+++ Data provided +++

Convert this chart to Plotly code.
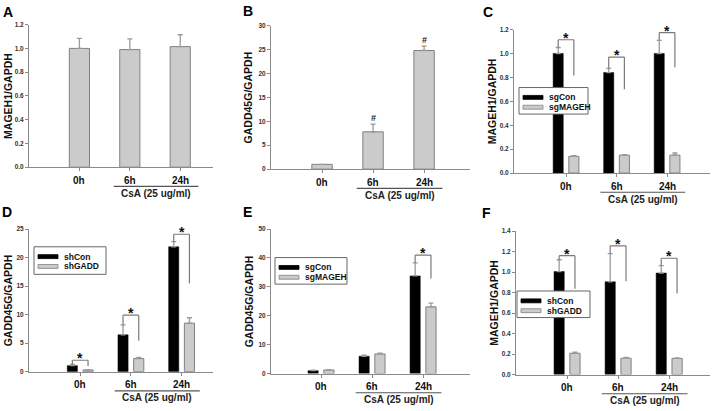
import plotly.graph_objects as go

# ---------------- data ----------------
categories = ["0h", "6h", "24h"]
positions = [1, 2, 3]

a_vals = [1.00, 0.99, 1.015]
a_err = [0.085, 0.09, 0.10]

b_vals = [1.0, 7.8, 24.8]
b_err = [0.0, 1.6, 0.9]
b_marks = ["", "#", "#"]

c_sgcon = [1.0, 0.84, 1.0]
c_sgcon_err = [0.05, 0.035, 0.11]
c_sgmageh = [0.14, 0.15, 0.15]
c_sgmageh_err = [0.005, 0.004, 0.018]
c_br_top = [1.115, 0.97, 1.175]
c_br_right = [0.815, 0.70, 0.885]

d_shcon = [1.05, 6.45, 21.9]
d_shcon_err = [0.22, 1.75, 0.9]
d_shgadd = [0.3, 2.3, 8.5]
d_shgadd_err = [0.05, 0.18, 0.95]
d_br_top = [2.0, 9.9, 24.1]
d_br_right = [1.0, 5.4, 15.5]

e_sgcon = [1.0, 6.0, 33.8]
e_sgcon_err = [0.2, 0.35, 4.5]
e_sgmageh = [1.25, 6.8, 23.1]
e_sgmageh_err = [0.15, 0.25, 1.3]
e_br_top = [None, None, 41.0]
e_br_right = [None, None, 32.9]

f_shcon = [1.005, 0.905, 0.99]
f_shcon_err = [0.115, 0.275, 0.073]
f_shgadd = [0.208, 0.16, 0.158]
f_shgadd_err = [0.01, 0.008, 0.005]
f_br_top = [1.16, 1.256, 1.135]
f_br_right = [0.837, 0.91, 0.79]

# ---------------- style ----------------
W, H = 720, 411
FONT = "Liberation Sans, Arial, sans-serif"
GRAY = "#cbcbcb"
GRAY_LINE = "#808080"
AX = "#8a8a8a"


def px(x):
    return x / W


def py(y):
    return 1 - y / H


fig = go.Figure()
shapes = []
annotations = []

# panel geometry: (x0, x1, ytop, ybot, yrange, dtick, fmt, xrange, title, letter, title_x)
panels = [
    (29, 213, 21, 166, [0, 1.2], 0.2, ".1f", [0.0, 3.65], "MAGEH1/GAPDH", "A", 8),
    (271, 470, 22, 168, [0, 30], 5, "d", [0.0, 3.9], "GADD45G/GAPDH", "B", 248),
    (514, 710, 26, 172, [0, 1.2], 0.2, ".1f", [-0.03, 3.85], "MAGEH1/GAPDH", "C", 492),
    (29, 213, 229, 374, [0, 25], 5, "d", [-0.01, 3.62], "GADD45G/GAPDH", "D", 8),
    (271, 470, 229, 376, [0, 50], 10, "d", [0.02, 3.92], "GADD45G/GAPDH", "E", 249),
    (516, 710, 231, 377, [0, 1.4], 0.2, ".1f", [0.0, 3.8], "MAGEH1/GAPDH", "F", 494),
]
letter_pos = [(8, 8), (248, 7), (488, 8), (7, 212), (247, 212), (486, 213)]

layout_axes = {}
for i, (x0, x1, yt, yb, yr, dt, fmt, xr, title, letter, tx) in enumerate(panels):
    n = "" if i == 0 else str(i + 1)
    layout_axes["xaxis" + n] = dict(
        domain=[px(x0), px(x1)], range=xr, anchor="y" + n,
        tickvals=positions, showticklabels=False,
        showline=True, linecolor=AX, linewidth=1,
        ticks="outside", ticklen=3, tickcolor=AX, tickwidth=1,
        showgrid=False, zeroline=False, fixedrange=True,
    )
    layout_axes["yaxis" + n] = dict(
        domain=[py(yb), py(yt)], range=yr, anchor="x" + n,
        dtick=dt, tick0=0, tickformat=fmt,
        showline=True, linecolor=AX, linewidth=1,
        ticks="outside", ticklen=3, tickcolor=AX, tickwidth=1,
        tickfont=dict(family=FONT, size=6.5, color="#333", weight="bold"),
        showgrid=False, zeroline=False, fixedrange=True,
    )
    xa = "x" + n
    # category labels
    for p, c in zip(positions, categories):
        annotations.append(dict(
            text=c, xref=xa, yref="paper", x=p, y=py(yb + 13.5),
            showarrow=False, xanchor="center", yanchor="middle",
            font=dict(family=FONT, size=10, color="#111", weight="bold")))
    # y title
    annotations.append(dict(
        text=title, textangle=-90, xref="paper", yref="paper",
        x=px(tx), y=py((yt + yb) / 2), showarrow=False,
        font=dict(family=FONT, size=10.5, color="#111", weight="bold"),
        xanchor="center", yanchor="middle"))
    # panel letter
    lx, ly = letter_pos[i]
    annotations.append(dict(
        text=letter, xref="paper", yref="paper", x=px(lx), y=py(ly),
        showarrow=False, xanchor="center", yanchor="middle",
        font=dict(family=FONT, size=14, color="#000", weight="bold")))
    # CsA line + text
    shapes.append(dict(type="line", xref=xa, yref="paper",
                       x0=positions[1] - 0.32, x1=positions[2] + 0.36,
                       y0=py(yb + 19.5), y1=py(yb + 19.5),
                       line=dict(color="#555", width=1.2)))
    annotations.append(dict(
        text="CsA (25 ug/ml)", xref=xa, yref="paper",
        x=(positions[1] + positions[2]) / 2 + 0.02, y=py(yb + 26.5),
        showarrow=False, xanchor="center", yanchor="middle",
        font=dict(family=FONT, size=10, color="#222", weight="bold")))


def err(arr):
    return dict(type="data", array=arr, arrayminus=[0] * len(arr),
                symmetric=False, color="#9a9a9a", thickness=1.3, width=2.5)


def single(vals, errs, axn):
    fig.add_trace(go.Bar(x=positions, y=vals, error_y=err(errs),
                         marker=dict(color=GRAY, line=dict(color=GRAY_LINE, width=1)),
                         xaxis="x" + axn, yaxis="y" + axn, showlegend=False))


def pair(v1, e1, v2, e2, axn):
    fig.add_trace(go.Bar(x=positions, y=v1, error_y=err(e1),
                         marker=dict(color="#000000", line=dict(color="#000", width=0.5)),
                         xaxis="x" + axn, yaxis="y" + axn, showlegend=False))
    fig.add_trace(go.Bar(x=positions, y=v2, error_y=err(e2),
                         marker=dict(color=GRAY, line=dict(color=GRAY_LINE, width=1)),
                         xaxis="x" + axn, yaxis="y" + axn, showlegend=False))


single(a_vals, a_err, "")
single(b_vals, b_err, "2")
pair(c_sgcon, c_sgcon_err, c_sgmageh, c_sgmageh_err, "3")
pair(d_shcon, d_shcon_err, d_shgadd, d_shgadd_err, "4")
pair(e_sgcon, e_sgcon_err, e_sgmageh, e_sgmageh_err, "5")
pair(f_shcon, f_shcon_err, f_shgadd, f_shgadd_err, "6")

# '#' marks in B
for p, v, e, m in zip(positions, b_vals, b_err, b_marks):
    if m:
        annotations.append(dict(text=m, xref="x2", yref="y2", x=p, y=v + e,
                                showarrow=False, yanchor="bottom", yshift=-1,
                                font=dict(family=FONT, size=9, color="#222", weight="bold")))

OFF = 0.155
BR = "#7a7a7a"


def brackets(axn, cv, ce, top, right):
    for p, v, e, t, r in zip(positions, cv, ce, top, right):
        if t is None:
            continue
        xl, xr_ = p - OFF, p + OFF
        for (xa0, ya0, xa1, ya1) in [(xl, t, xr_, t), (xl, v + e, xl, t), (xr_, r, xr_, t)]:
            shapes.append(dict(type="line", xref="x" + axn, yref="y" + axn,
                               x0=xa0, y0=ya0, x1=xa1, y1=ya1,
                               line=dict(color=BR, width=1.2)))
        annotations.append(dict(text="*", xref="x" + axn, yref="y" + axn, x=p, y=t,
                                showarrow=False, yanchor="middle", yshift=2,
                                font=dict(family=FONT, size=14, color="#111", weight="bold")))


brackets("3", c_sgcon, c_sgcon_err, c_br_top, c_br_right)
brackets("4", d_shcon, d_shcon_err, d_br_top, d_br_right)
brackets("5", e_sgcon, e_sgcon_err, e_br_top, e_br_right)
brackets("6", f_shcon, f_shcon_err, f_br_top, f_br_right)

# manual legends (box in px)
legends = [
    ((519, 85, 588, 112), ["sgCon", "sgMAGEH"]),
    ((34, 247, 106, 275), ["shCon", "shGADD"]),
    ((275, 258, 347, 285), ["sgCon", "sgMAGEH"]),
    ((517, 292, 590, 319), ["shCon", "shGADD"]),
]
for (bx0, by0, bx1, by1), names in legends:
    shapes.append(dict(type="rect", xref="paper", yref="paper",
                       x0=px(bx0), x1=px(bx1), y0=py(by1), y1=py(by0),
                       fillcolor="white", line=dict(color="#666", width=1), layer="above"))
    for k, (name, col, lc) in enumerate(zip(names, ["#000", GRAY], ["#000", GRAY_LINE])):
        ry = by0 + 10 + 10 * k
        shapes.append(dict(type="rect", xref="paper", yref="paper",
                           x0=px(bx0 + 4), x1=px(bx0 + 24), y0=py(ry + 2), y1=py(ry - 2),
                           fillcolor=col, line=dict(color=lc, width=0.8), layer="above"))
        annotations.append(dict(text=name, xref="paper", yref="paper",
                                x=px(bx0 + 28), y=py(ry), showarrow=False,
                                xanchor="left", yanchor="middle",
                                font=dict(family=FONT, size=8.5, color="#111", weight="bold")))

fig.update_layout(
    width=W, height=H, autosize=False,
    margin=dict(l=0, r=0, t=0, b=0),
    paper_bgcolor="white", plot_bgcolor="white",
    barmode="group", bargap=0.38, bargroupgap=0.355,
    shapes=shapes, annotations=annotations, showlegend=False,
    **layout_axes,
)

fig.write_html("out.html", config={"displayModeBar": False},
               post_script="document.body.style.margin='0';document.body.style.overflow='hidden';")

+++

What to work on
Leave the pictures out and please restate exactly the lines running from the start of the material through the one with "c_br_right = [0.815, 0.70, 0.885]".

Complete response
Convert this chart to Plotly code.
import plotly.graph_objects as go

# ---------------- data ----------------
categories = ["0h", "6h", "24h"]
positions = [1, 2, 3]

a_vals = [1.00, 0.99, 1.015]
a_err = [0.085, 0.09, 0.10]

b_vals = [1.0, 7.8, 24.8]
b_err = [0.0, 1.6, 0.9]
b_marks = ["", "#", "#"]

c_sgcon = [1.0, 0.84, 1.0]
c_sgcon_err = [0.05, 0.035, 0.11]
c_sgmageh = [0.14, 0.15, 0.15]
c_sgmageh_err = [0.005, 0.004, 0.018]
c_br_top = [1.115, 0.97, 1.175]
c_br_right = [0.815, 0.70, 0.885]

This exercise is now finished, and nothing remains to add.